#OTD in Irish History – 6 July:

1815 – Charles Bianconi, opens his first horse-drawn coach service, between Clonmel and Cahir, Co Tipperary, a distance of 10 miles.

1844 – Anti-Irish, anti-Catholic Nativists riot in Philadelphia against the increasing influence of the Catholic (i.e. Irish) Church and the influx of Irish immigrants. At least fifteen people die in the rioting.

1868 – Death of songwriter and novelist Samuel Lover. His compositions included Widow Machree, The Low Backed Car and Molly Bawn.

1907 – The Irish Crown Jewels were the heavily jewelled star and badge regalia of the Sovereign and Grand Master of the Order of St. Patrick. They were stolen from a safe in the office of Sir Arthur Vicars, the Ulster King of Arms, in Dublin Castle, along with the collars of five knights of the Order. The theft was never solved and the jewels never recovered.

1915 – Death of John O’Reily, Kilkenny born Archishop of Adelaide, Australia. In 1886 O’Reilly was elected bishop of the new diocese of Port Augusta, South Australia a position he held until he became the second Bishop of Adelaide, succeeding a fellow Irishman Christopher Augustine Reynolds.

1922 – A Free State expeditionary force is sent to County Wexford to re-take the towns there. It comprises 230 men under Colonel Commandant Keogh, with one field gun and four armoured vehicles.

1922 – Two Anti-Treaty fighters are killed in a skirmish outside a pub in Urlingford, Co Kilkenny.

1937 – Birth of comedian, Dave Allen, in Firhouse, Co Dublin.

1940 – Birth of Olympic gold medalist, Mary Peters, in Lancashire, UK. Her family moved to Ballymena (and later Belfast) at age eleven when her father’s job was relocated to the north of Ireland. She now lives in Lisburn just outside Belfast.

1946 – Clann na Poblachta, a radical new republican party is founded by Sean MacBride.

1962 – The first Late Late Show, hosted by Gay Byrne, is broadcast.

1970 – Irish Minister for External Affairs, Patrick Hillery, paid an unofficial visit to the Falls Road area of Belfast.
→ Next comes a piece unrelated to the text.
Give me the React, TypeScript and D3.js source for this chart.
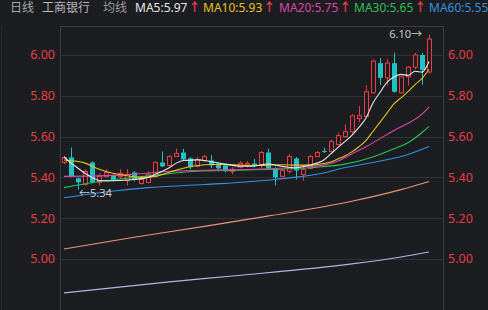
import React from 'react';
import * as d3 from 'd3';

// ---- data ----
const opens = [5.473,5.498,5.395,5.366,5.473,5.376,5.405,5.41,5.405,5.385,5.424,5.37,5.375,5.405,5.473,5.458,5.502,5.522,5.493,5.454,5.483,5.483,5.468,5.459,5.429,5.45,5.46,5.468,5.463,5.522,5.444,5.405,5.43,5.493,5.415,5.444,5.502,5.53,5.527,5.561,5.60,5.624,5.688,5.698,5.815,5.96,5.888,5.96,5.815,5.893,5.94,6.0,5.917];
const closes = [5.498,5.405,5.376,5.429,5.376,5.405,5.424,5.385,5.42,5.415,5.39,5.39,5.415,5.473,5.454,5.502,5.517,5.488,5.45,5.488,5.502,5.459,5.444,5.43,5.44,5.47,5.468,5.459,5.522,5.444,5.40,5.434,5.502,5.434,5.439,5.502,5.522,5.525,5.576,5.605,5.624,5.702,5.702,5.82,5.97,5.888,5.96,5.82,5.893,5.94,6.0,5.927,6.078];
const highs = [5.505,5.546,5.40,5.44,5.48,5.42,5.44,5.415,5.44,5.44,5.43,5.40,5.43,5.48,5.527,5.51,5.54,5.54,5.50,5.50,5.51,5.51,5.47,5.46,5.45,5.48,5.48,5.49,5.53,5.54,5.45,5.44,5.515,5.50,5.46,5.51,5.53,5.545,5.585,5.62,5.66,5.71,5.75,5.85,5.98,5.985,5.98,6.01,5.90,5.945,6.01,6.01,6.10];
const lows = [5.465,5.40,5.34,5.36,5.37,5.36,5.40,5.38,5.39,5.36,5.38,5.365,5.37,5.40,5.45,5.45,5.50,5.485,5.44,5.45,5.478,5.445,5.43,5.425,5.415,5.445,5.45,5.45,5.445,5.44,5.36,5.40,5.42,5.39,5.385,5.44,5.50,5.52,5.52,5.555,5.595,5.615,5.67,5.695,5.81,5.854,5.85,5.815,5.81,5.85,5.93,5.854,5.91];

const yTicks = [5.0, 5.2, 5.4, 5.6, 5.8, 6.0];

// moving-average lines: [candle index, value]
const ma5: [number, number][] = [[0,5.50],[1,5.47],[2,5.445],[3,5.42],[4,5.40],[5,5.385],[6,5.383],[8,5.385],[10,5.39],[12,5.40],[13,5.415],[14,5.43],[15,5.447],[16,5.47],[17,5.483],[19,5.486],[21,5.477],[23,5.465],[25,5.455],[27,5.455],[29,5.466],[31,5.455],[33,5.447],[35,5.46],[37,5.485],[38,5.515],[39,5.546],[40,5.575],[41,5.606],[42,5.645],[43,5.69],[44,5.764],[45,5.816],[46,5.866],[47,5.892],[48,5.905],[49,5.90],[50,5.92],[51,5.916],[52,5.968]];
const ma10: [number, number][] = [[0,5.485],[3,5.47],[5,5.44],[7,5.42],[9,5.408],[11,5.40],[13,5.405],[15,5.425],[17,5.445],[19,5.458],[21,5.463],[23,5.463],[25,5.46],[27,5.458],[29,5.46],[31,5.462],[33,5.46],[35,5.46],[37,5.468],[38,5.475],[39,5.49],[40,5.505],[41,5.525],[42,5.55],[43,5.58],[44,5.625],[45,5.67],[46,5.715],[47,5.76],[48,5.79],[49,5.82],[50,5.855],[51,5.885],[52,5.93]];
const ma20: [number, number][] = [[0,5.405],[10,5.415],[15,5.43],[20,5.435],[27,5.44],[33,5.45],[37,5.46],[39,5.48],[41,5.515],[43,5.55],[45,5.59],[47,5.63],[49,5.665],[51,5.71],[52,5.746]];
const ma30: [number, number][] = [[0,5.35],[5,5.38],[10,5.40],[14,5.415],[19,5.43],[25,5.435],[30,5.44],[36,5.45],[40,5.465],[44,5.50],[47,5.54],[49,5.57],[51,5.62],[52,5.65]];
const ma60: [number, number][] = [[0,5.30],[5,5.325],[12,5.35],[20,5.365],[30,5.39],[38,5.43],[39,5.44],[44,5.473],[49,5.512],[52,5.551]];
const ma120: [number, number][] = [[0,5.049],[10,5.107],[20,5.16],[29,5.21],[41,5.283],[48,5.34],[52,5.38]];
const ma250: [number, number][] = [[0,4.834],[15,4.888],[24,4.917],[41,4.976],[48,5.01],[52,5.034]];

const maNames = ['MA5', 'MA10', 'MA20', 'MA30', 'MA60'];
const maValues = ['5.97', '5.93', '5.75', '5.65', '5.55'];

const BG = '#1c1d21';
const GRID = '#303136';
const BORDER = '#3b3c41';
const RED = '#e83c46';
const UP = '#f03a44';
const DOWN = '#1fc3c3';
const FONT = "'Noto Sans', 'Noto Sans CJK SC', sans-serif";

const maColors = ['#e8e8e8', '#e9c21f', '#de45a6', '#2cc058', '#2f93df'];
const headerX = [135, 203, 279, 354, 429];

export default function App() {
  const W = 488, H = 310;
  const left = 60, right = 443, top = 26;
  const n = opens.length;
  const x = d3.scaleBand<number>().domain(d3.range(n)).range([60.5, 60.5 + 53 * 7.02]).padding(0);
  const cx = (i: number) => (x(i) as number) + x.bandwidth() / 2;
  const y = d3.scaleLinear().domain([5, 6]).range([259, 55]);
  const line = d3.line<[number, number]>().x(d => cx(d[0])).y(d => y(d[1])).curve(d3.curveMonotoneX);

  const maxI = d3.maxIndex(highs);
  const minI = d3.minIndex(lows);

  const lines: { data: [number, number][]; color: string }[] = [
    { data: ma250, color: '#b4b6e6' },
    { data: ma120, color: '#e99578' },
    { data: ma60, color: maColors[4] },
    { data: ma30, color: maColors[3] },
    { data: ma20, color: maColors[2] },
    { data: ma10, color: maColors[1] },
    { data: ma5, color: maColors[0] },
  ];

  return (
    <svg width={W} height={H} style={{ position: 'fixed', left: 0, top: 0, display: 'block' }} fontFamily={FONT}>
      <rect x={0} y={0} width={W} height={H} fill={BG} />
      <line x1={1.5} x2={1.5} y1={top} y2={H} stroke="#26272b" />
      {/* header */}
      <text x={10} y={12} fontSize={12} fill="#a9a9a9">日线</text>
      <text x={42} y={12} fontSize={12} fill="#b8b8b8">工商银行</text>
      <text x={103} y={12} fontSize={12} fill="#9c9c9c">均线</text>
      {maNames.map((nm, k) => (
        <text key={nm} x={headerX[k]} y={12} fontSize={12} fill={maColors[k]}>
          {nm}:{maValues[k]}
          <tspan fill={RED} fontWeight="bold" dx={1}>↑</tspan>
        </text>
      ))}
      {/* grid */}
      {yTicks.map(t => (
        <line key={'g' + t} x1={left} x2={right} y1={Math.round(y(t)) + 0.5} y2={Math.round(y(t)) + 0.5} stroke={GRID} />
      ))}
      {/* panel border */}
      <line x1={left + 0.5} x2={left + 0.5} y1={top} y2={H} stroke={BORDER} />
      <line x1={right + 0.5} x2={right + 0.5} y1={top} y2={H} stroke={BORDER} />
      <line x1={left} x2={right + 1} y1={top + 0.5} y2={top + 0.5} stroke={BORDER} />
      {/* axis labels */}
      {yTicks.map(t => (
        <g key={'l' + t}>
          <text x={55} y={y(t)} dy="0.35em" textAnchor="end" fontSize={12.5} fill={RED}>{t.toFixed(2)}</text>
          <text x={448} y={y(t)} dy="0.35em" textAnchor="start" fontSize={12.5} fill={RED}>{t.toFixed(2)}</text>
        </g>
      ))}
      {/* candles */}
      {opens.map((o, i) => {
        const c = closes[i];
        const up = c >= o;
        const xc = Math.round(cx(i)) + 0.5;
        const yTop = y(Math.max(o, c));
        const yBot = y(Math.min(o, c));
        const bh = Math.max(1, yBot - yTop);
        const col = up ? UP : DOWN;
        return (
          <g key={'c' + i}>
            {up ? (
              <>
                <line x1={xc} x2={xc} y1={y(highs[i])} y2={yTop} stroke={col} />
                <line x1={xc} x2={xc} y1={yTop + bh} y2={y(lows[i])} stroke={col} />
                <rect x={xc - 2} y={yTop} width={4} height={bh} fill={BG} stroke={col} />
              </>
            ) : (
              <>
                <line x1={xc} x2={xc} y1={y(highs[i])} y2={y(lows[i])} stroke={col} />
                <rect x={xc - 2.5} y={yTop} width={5} height={bh} fill={col} />
              </>
            )}
          </g>
        );
      })}
      {/* moving averages */}
      {lines.map((l, k) => (
        <path key={'m' + k} d={line(l.data) || ''} fill="none" stroke={l.color} strokeWidth={1.1} />
      ))}
      {/* high / low markers */}
      <text x={cx(maxI) - 7} y={y(highs[maxI]) + 3} textAnchor="end" fontSize={11} fill="#c9c9c9">
        {highs[maxI].toFixed(2)}→
      </text>
      <text x={cx(minI) + 1} y={y(lows[minI]) + 7} textAnchor="start" fontSize={11} fill="#c9c9c9">
        ←{lows[minI].toFixed(2)}
      </text>
    </svg>
  );
}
The visit was criticised by Northern Ireland Prime Minister, Chichester-Clark, and by the British government.

1971 – Martin O’Leary of the Official Irish Republican Army (OIRA) was killed in a premature explosion in Co Tipperary.

1993 – Yorkshire Television broadcast a documentary entitled ‘Hidden Hand – the Forgotten Massacre’ made as part of its ‘First Tuesday’ series. The programme dealt with the Dublin and Monaghan bombings of 17 May 1974. The programme came to the conclusion that the Ulster Volunteer Force (UVF) would have required assistance to carry out the bomb attacks. There was speculation as to where such assistance might have come from. While no firm conclusions were reached, it was suggested that the security forces in Northern Ireland were the most likely source of help. Allegations concerning the existence of a covert British Army unit based at Castledillon were considered; as well as alleged links between that unit and Loyalist paramilitaries. It was shown that Merlyn Rees, former Secretary of State, had known of the unit’s existence. On 15 July 1993 the UVF issued a statement in which it claimed sole responsibility for the Dublin and Monaghan Bombings. https://youtu.be/yRQh0ZJBpq8

1997 – At 3.00am the RUC, in large numbers, entered the Garvaghy Road area of Portadown to ensure that the path of the planned Orange Order parade was free for the marchers. Police officers sealed off both sides of the road and kept the Catholic residents hemmed into their homes and side streets. These actions sparked rioting in the area. The RUC were supported by hundreds of British soldiers. Residents were unable to get to the local Catholic chapel and five priests celebrated an open-air mass in front of British Army armoured vehicles. Some people speculated that this was the first time since the ‘penal laws’ that British soldiers had prevented Catholics from attending mass.

1998 – Cranberries’ bass player, Mike Hogan, marries Siobhan O’Carroll.

1999 – The RUC uncovered a cache of petrol bombs in Ballymena, Co Antrim. The devices had been prepared by Loyalists.

1999 – Lawyers acting on behalf of the Bloody Sunday Inquiry began an appeal to the High Court in London over the decision to grant anonymity to members of the Parachute Regiment. Derek Wilford, who had commanded Paratroops on Bloody Sunday, was interviewed on the Today programme on BBC Radio 4 during which he described the relatives of those killed as “representing the republican organisation”. Families of the dead reacted angrily to the remarks.

2000 – In an effort to curb inflation, the government orders a freeze on the price of drinks; publicans consider a Hight Court challenge to overturn the order.

2000 – Tensions intensify in the north as a second major parades ban is placed on the Orange order.

2001 – Official figures show that the average price of a new house is £144,116 – more than double what it was in 1996.

2001 – U2 opens the European leg of the Elevation Tour at the 10,000 Forum in Copenhagen.